_STATED PROBLEM_
Word for word, quote all of the material, omitting the pictures.

============================================================

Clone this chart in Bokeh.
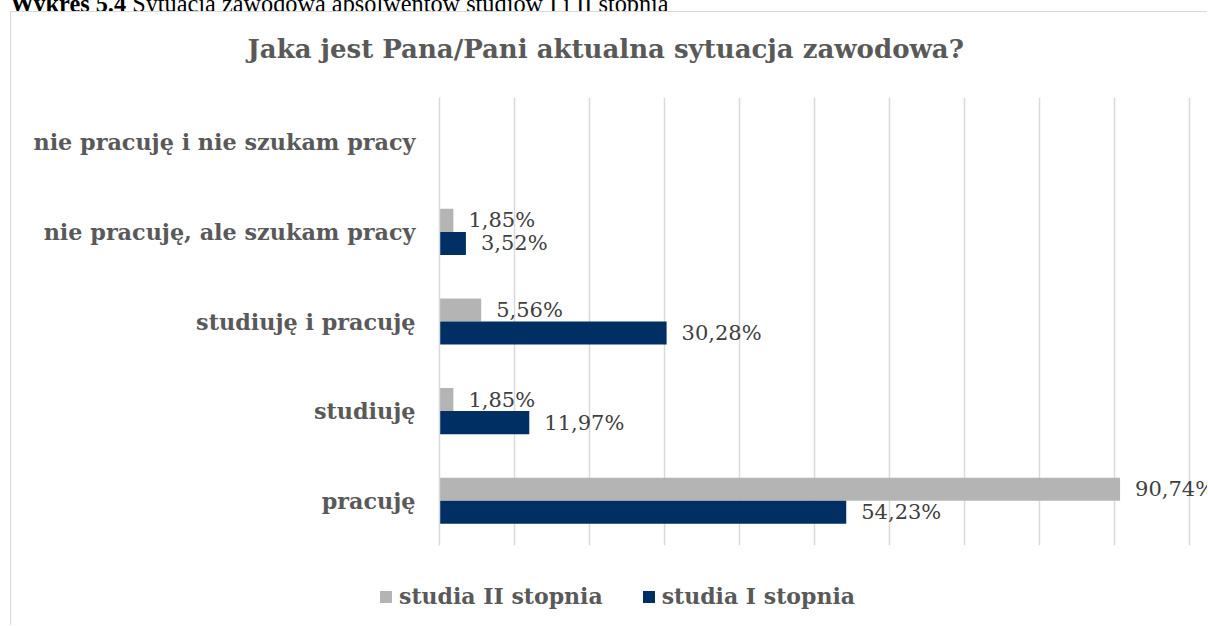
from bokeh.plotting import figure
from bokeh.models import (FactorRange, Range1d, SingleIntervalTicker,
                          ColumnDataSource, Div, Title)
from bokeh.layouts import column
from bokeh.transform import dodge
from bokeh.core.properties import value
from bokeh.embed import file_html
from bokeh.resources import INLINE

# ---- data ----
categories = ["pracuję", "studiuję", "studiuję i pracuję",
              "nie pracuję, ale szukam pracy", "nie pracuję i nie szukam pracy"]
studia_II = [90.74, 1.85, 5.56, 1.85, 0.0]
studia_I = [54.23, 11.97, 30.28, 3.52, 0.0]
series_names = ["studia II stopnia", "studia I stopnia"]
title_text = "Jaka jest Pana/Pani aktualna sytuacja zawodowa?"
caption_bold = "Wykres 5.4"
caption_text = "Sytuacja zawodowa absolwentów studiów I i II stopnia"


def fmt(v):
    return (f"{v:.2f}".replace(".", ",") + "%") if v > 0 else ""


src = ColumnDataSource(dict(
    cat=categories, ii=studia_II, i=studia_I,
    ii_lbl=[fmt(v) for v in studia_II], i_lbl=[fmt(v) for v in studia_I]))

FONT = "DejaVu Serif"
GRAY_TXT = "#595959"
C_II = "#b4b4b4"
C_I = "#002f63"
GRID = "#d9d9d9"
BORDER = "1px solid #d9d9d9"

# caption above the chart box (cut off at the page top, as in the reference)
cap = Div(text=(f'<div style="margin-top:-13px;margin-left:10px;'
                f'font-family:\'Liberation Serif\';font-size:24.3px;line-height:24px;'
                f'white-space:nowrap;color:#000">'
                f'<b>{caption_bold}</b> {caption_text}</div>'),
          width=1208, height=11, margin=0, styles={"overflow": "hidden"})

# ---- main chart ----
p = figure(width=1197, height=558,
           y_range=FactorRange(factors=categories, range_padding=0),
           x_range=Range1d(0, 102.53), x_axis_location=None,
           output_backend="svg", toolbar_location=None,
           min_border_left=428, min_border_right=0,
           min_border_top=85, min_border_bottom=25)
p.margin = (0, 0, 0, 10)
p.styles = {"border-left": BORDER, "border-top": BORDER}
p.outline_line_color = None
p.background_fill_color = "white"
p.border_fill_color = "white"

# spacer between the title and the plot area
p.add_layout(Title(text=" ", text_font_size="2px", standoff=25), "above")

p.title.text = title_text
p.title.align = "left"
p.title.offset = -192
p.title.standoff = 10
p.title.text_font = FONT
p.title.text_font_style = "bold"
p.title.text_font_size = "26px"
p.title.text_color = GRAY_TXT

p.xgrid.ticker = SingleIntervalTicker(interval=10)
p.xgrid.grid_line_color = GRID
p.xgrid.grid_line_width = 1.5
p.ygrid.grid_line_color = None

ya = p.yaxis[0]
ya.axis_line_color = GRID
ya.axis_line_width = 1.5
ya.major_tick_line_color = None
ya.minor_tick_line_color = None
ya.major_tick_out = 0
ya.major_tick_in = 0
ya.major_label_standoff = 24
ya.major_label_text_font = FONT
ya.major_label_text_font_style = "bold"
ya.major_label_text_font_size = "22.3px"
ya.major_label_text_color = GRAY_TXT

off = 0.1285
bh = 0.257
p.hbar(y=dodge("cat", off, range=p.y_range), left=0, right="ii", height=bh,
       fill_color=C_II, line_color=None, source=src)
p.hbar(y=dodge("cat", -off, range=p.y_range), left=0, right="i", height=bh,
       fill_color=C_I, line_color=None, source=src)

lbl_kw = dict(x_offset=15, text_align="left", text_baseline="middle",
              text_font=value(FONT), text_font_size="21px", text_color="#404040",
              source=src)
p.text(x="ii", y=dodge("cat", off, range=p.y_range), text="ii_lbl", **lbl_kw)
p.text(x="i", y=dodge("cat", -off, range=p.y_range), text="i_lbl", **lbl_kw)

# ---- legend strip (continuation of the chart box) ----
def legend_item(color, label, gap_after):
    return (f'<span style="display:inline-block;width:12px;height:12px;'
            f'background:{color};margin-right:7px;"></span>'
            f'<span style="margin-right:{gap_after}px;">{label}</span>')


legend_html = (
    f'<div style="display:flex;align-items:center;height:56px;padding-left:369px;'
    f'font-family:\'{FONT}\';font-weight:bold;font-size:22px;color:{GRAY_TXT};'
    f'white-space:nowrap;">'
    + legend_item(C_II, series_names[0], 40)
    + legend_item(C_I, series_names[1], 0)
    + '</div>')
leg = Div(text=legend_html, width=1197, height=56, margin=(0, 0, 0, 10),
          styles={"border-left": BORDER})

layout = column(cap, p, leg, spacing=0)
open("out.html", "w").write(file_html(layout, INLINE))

============================================================

_THE REPLY_
Clone this chart in Bokeh.
from bokeh.plotting import figure
from bokeh.models import (FactorRange, Range1d, SingleIntervalTicker,
                          ColumnDataSource, Div, Title)
from bokeh.layouts import column
from bokeh.transform import dodge
from bokeh.core.properties import value
from bokeh.embed import file_html
from bokeh.resources import INLINE

# ---- data ----
categories = ["pracuję", "studiuję", "studiuję i pracuję",
              "nie pracuję, ale szukam pracy", "nie pracuję i nie szukam pracy"]
studia_II = [90.74, 1.85, 5.56, 1.85, 0.0]
studia_I = [54.23, 11.97, 30.28, 3.52, 0.0]
series_names = ["studia II stopnia", "studia I stopnia"]
title_text = "Jaka jest Pana/Pani aktualna sytuacja zawodowa?"
caption_bold = "Wykres 5.4"
caption_text = "Sytuacja zawodowa absolwentów studiów I i II stopnia"


def fmt(v):
    return (f"{v:.2f}".replace(".", ",") + "%") if v > 0 else ""


src = ColumnDataSource(dict(
    cat=categories, ii=studia_II, i=studia_I,
    ii_lbl=[fmt(v) for v in studia_II], i_lbl=[fmt(v) for v in studia_I]))

FONT = "DejaVu Serif"
GRAY_TXT = "#595959"
C_II = "#b4b4b4"
C_I = "#002f63"
GRID = "#d9d9d9"
BORDER = "1px solid #d9d9d9"

# caption above the chart box (cut off at the page top, as in the reference)
cap = Div(text=(f'<div style="margin-top:-13px;margin-left:10px;'
                f'font-family:\'Liberation Serif\';font-size:24.3px;line-height:24px;'
                f'white-space:nowrap;color:#000">'
                f'<b>{caption_bold}</b> {caption_text}</div>'),
          width=1208, height=11, margin=0, styles={"overflow": "hidden"})

# ---- main chart ----
p = figure(width=1197, height=558,
           y_range=FactorRange(factors=categories, range_padding=0),
           x_range=Range1d(0, 102.53), x_axis_location=None,
           output_backend="svg", toolbar_location=None,
           min_border_left=428, min_border_right=0,
           min_border_top=85, min_border_bottom=25)
p.margin = (0, 0, 0, 10)
p.styles = {"border-left": BORDER, "border-top": BORDER}
p.outline_line_color = None
p.background_fill_color = "white"
p.border_fill_color = "white"

# spacer between the title and the plot area
p.add_layout(Title(text=" ", text_font_size="2px", standoff=25), "above")

p.title.text = title_text
p.title.align = "left"
p.title.offset = -192
p.title.standoff = 10
p.title.text_font = FONT
p.title.text_font_style = "bold"
p.title.text_font_size = "26px"
p.title.text_color = GRAY_TXT

p.xgrid.ticker = SingleIntervalTicker(interval=10)
p.xgrid.grid_line_color = GRID
p.xgrid.grid_line_width = 1.5
p.ygrid.grid_line_color = None

ya = p.yaxis[0]
ya.axis_line_color = GRID
ya.axis_line_width = 1.5
ya.major_tick_line_color = None
ya.minor_tick_line_color = None
ya.major_tick_out = 0
ya.major_tick_in = 0
ya.major_label_standoff = 24
ya.major_label_text_font = FONT
ya.major_label_text_font_style = "bold"
ya.major_label_text_font_size = "22.3px"
ya.major_label_text_color = GRAY_TXT

off = 0.1285
bh = 0.257
p.hbar(y=dodge("cat", off, range=p.y_range), left=0, right="ii", height=bh,
       fill_color=C_II, line_color=None, source=src)
p.hbar(y=dodge("cat", -off, range=p.y_range), left=0, right="i", height=bh,
       fill_color=C_I, line_color=None, source=src)

lbl_kw = dict(x_offset=15, text_align="left", text_baseline="middle",
              text_font=value(FONT), text_font_size="21px", text_color="#404040",
              source=src)
p.text(x="ii", y=dodge("cat", off, range=p.y_range), text="ii_lbl", **lbl_kw)
p.text(x="i", y=dodge("cat", -off, range=p.y_range), text="i_lbl", **lbl_kw)

# ---- legend strip (continuation of the chart box) ----
def legend_item(color, label, gap_after):
    return (f'<span style="display:inline-block;width:12px;height:12px;'
            f'background:{color};margin-right:7px;"></span>'
            f'<span style="margin-right:{gap_after}px;">{label}</span>')


legend_html = (
    f'<div style="display:flex;align-items:center;height:56px;padding-left:369px;'
    f'font-family:\'{FONT}\';font-weight:bold;font-size:22px;color:{GRAY_TXT};'
    f'white-space:nowrap;">'
    + legend_item(C_II, series_names[0], 40)
    + legend_item(C_I, series_names[1], 0)
    + '</div>')
leg = Div(text=legend_html, width=1197, height=56, margin=(0, 0, 0, 10),
          styles={"border-left": BORDER})

layout = column(cap, p, leg, spacing=0)
open("out.html", "w").write(file_html(layout, INLINE))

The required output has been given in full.